Cette chaîne de montagnes imaginaire a figuré à tort sur la plupart des cartes géographiques de l’Afrique au cours du XIXème siècle.

Les  monts de Kong (Mountains of Kong) étaient censés constituer la ligne de partage des eaux entre le bassin du Niger au nord et le golfe de Guinée au sud.

Dans la 4e édition du Guide de conversation Meyer de 1880, les monts de Kong sont décrits comme « des montagnes inexplorées, qui s’étendent au nord de la côte de Haute-Guinée sur une longueur de 800 à 1 000 km entre le 7e et le 9e de latitude nord jusqu’à la longitude 1° Ouest de Greenwich ». En 1833, l’ouvrage La Géographie de l’abbé Gaultier présente les monts de Kong comme l’un des « huit massifs montagneux principaux de l’Afrique ».

En réalité, le cartographe anglais James Rennell (1742–1830) avait repris un récit de voyage de l’explorateur Mungo Park qu’il a manipulé et falsifié pour  appuyer sa propre thèse sur le cours du fleuve Niger : Les monts de Kong serviraient de ligne de partage des eaux entre le bassin du Niger et le Golfe de Guinée.

 Dans un passage de son récit de voyage de 1796, en parlant du Mali actuel, il écrivait ceci : : « Vers le sud-est, apparurent au loin des montagnes, que j’avais déjà formellement distinguées près de Marraboo. Les gens m’informèrent que ces dernières étaient situées dans le grand et puissant royaume appelé Kong ».

La cartographe britannique va donc s’appuyer sur ce récit pour inventer une chaîne de montages imaginaires : Les  monts de Kong (Mountains of Kong). À l’époque, James Rennell est un géographe réputé, ses affirmations seront accueillis comme parole d’évangile.

Peu à peu les légendes les plus imaginaires vont se répandre sur cette chaîne de montagnes tout aussi imaginaire. Certains affirment que ses sommets sont recouverts de neige et de gisements d’or. On la désigne même comme étant l’une des principales montagnes d’Afrique. Même  Jules Verne avait évoqué ce massif montagneux  dans son roman Robur le Conquérant, publié en 1886.

Ce n’est qu’en 1888 que ce fake news sera éventré. En février 1888,  l’officier et explorateur français Louis-Gustave Binger en essayant de remonter les cours du fleuve Niger atteignit la fameuse ville de Kong; il découvrit alors stupéfaits que les mont Kong qui figuraient pourtant sur les cartes n’avaient jamais existé.

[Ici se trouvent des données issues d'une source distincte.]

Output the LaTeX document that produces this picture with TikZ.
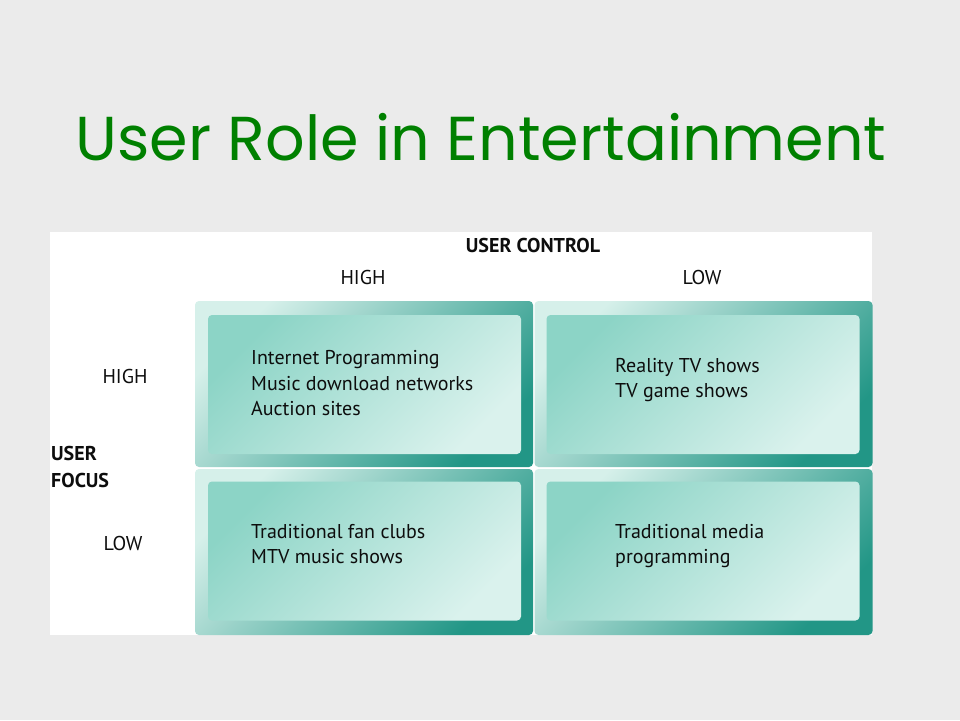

Binger écrit à ses supérieurs  : « Il n’y a pas de montagne à Kong ni dans les environs. La contrée est une grande plaine, sorte de plateau situé à 650 et 700 mètres d’altitude. » Quelques années plus tard, il confirmera cela dans ses mémoires: « On n’aperçoit pas une ride de collines. La chaîne des montagnes de Kong n’a jamais existé que dans l’imagination de quelques voyageurs mal renseignés ».

C’est en souvenir de cette légende qu’en 1933, le cinéaste Merian C. Cooper va baptiser son gorille géant King Kong dans le film éponyme. Le personnage devient rapidement une icône du cinéma fantastique.